Use gpu_status before GPU-heavy local tasks when the user is coordinating video work, image generation, upscaling, VLM tagging, or another local model process. Use gpu_release to unload resident Ollama models and hand VRAM to that workflow, and use gpu_reclaim with the returned token when the workflow is done. Use gpu_evacuate only when the user asks to free VRAM immediately without creating a lease.

Return media results as previewable content cards when the host supports rich output. Each result should include:

  • title: filename or human-readable clip name.
  • kind: image, video, audio, or unknown.
  • path: absolute local path, kept available for copy/reveal actions.
  • reason: short explanation for why this media matched.
  • timestamp or time_range: when available for video/audio hits.
  • preview: true when the file can be rendered by the host UI.

Mneme returns neutral media_artifacts.v1 JSON. Preserve the host application's native styling; do not introduce custom colors, cards, gradients, or branding unless the host already provides that UI.

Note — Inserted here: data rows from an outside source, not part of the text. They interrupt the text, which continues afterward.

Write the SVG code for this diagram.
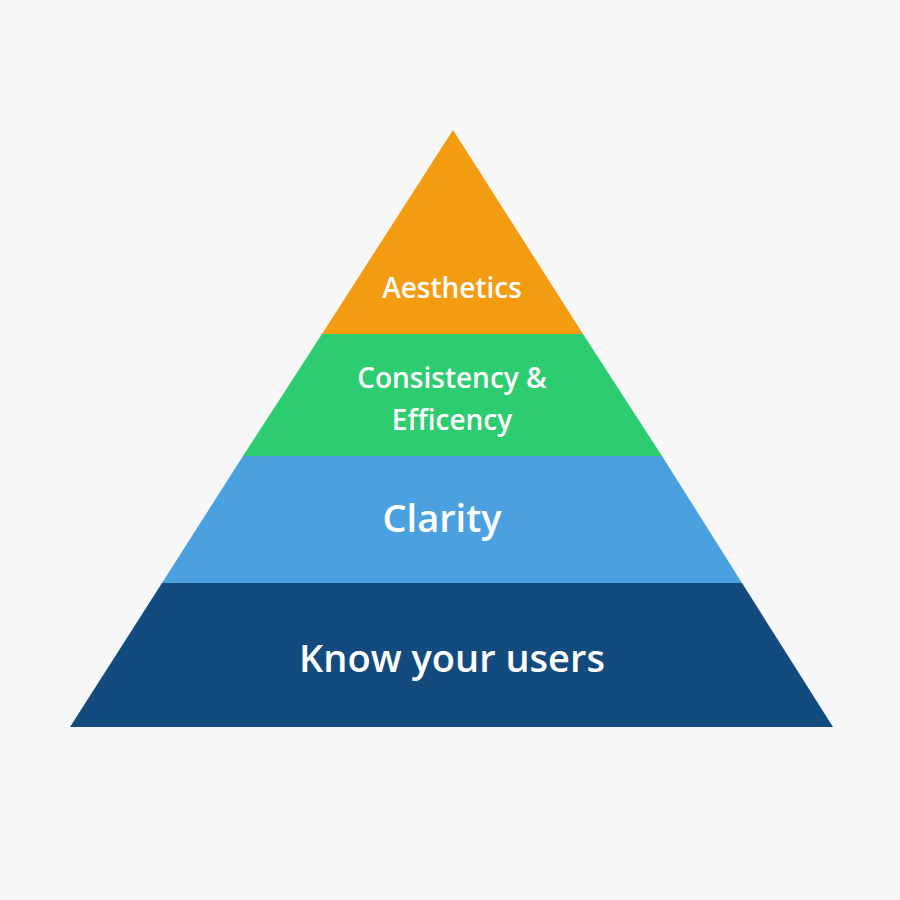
<svg xmlns="http://www.w3.org/2000/svg" width="900" height="900" viewBox="0 0 900 900">
<style>
text{font-family:"Open Sans","Noto Sans",sans-serif;fill:#fff;font-weight:600;text-anchor:middle}
.s{font-size:28px}.l{font-size:38px}
</style>
<rect width="900" height="900" fill="#f7f7f7"/>
<g id="aesthetics"><polygon points="453,130 583,334 322,334" fill="#f39c12"/><text class="s" x="452" y="298">Aesthetics</text></g>
<g id="consistency"><polygon points="322,334 583,334 662,456 243,456" fill="#2ecc71"/><text class="s" x="452" y="388">Consistency &amp;</text><text class="s" x="452" y="430">Efficency</text></g>
<g id="clarity"><polygon points="243,456 662,456 742,583 162,583" fill="#4ba1df"/><text class="l" x="442" y="532">Clarity</text></g>
<g id="users"><polygon points="162,583 742,583 833,727 70,727" fill="#134b7f"/><text class="l" x="452" y="672">Know your users</text></g>
<g id="connectors"/>
</svg>
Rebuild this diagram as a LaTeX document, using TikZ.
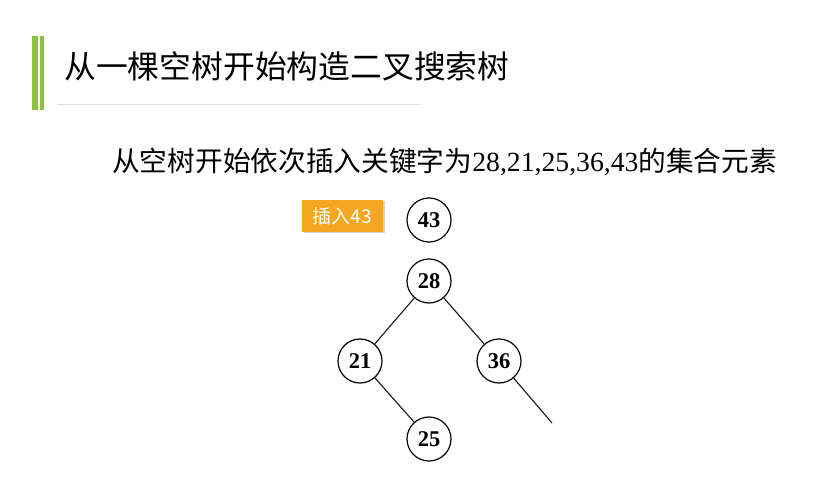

Do not dump long bare paths as the main answer. Put the path behind a Copy path or equivalent action when rich output is available, and show the user the actual image/video/audio preview first. When rich output is not available, use concise Markdown links or a compact table with path values.

Do not invent matches when the tool returns none.

Do not upload local media to a cloud service unless the user explicitly asks for that separate action.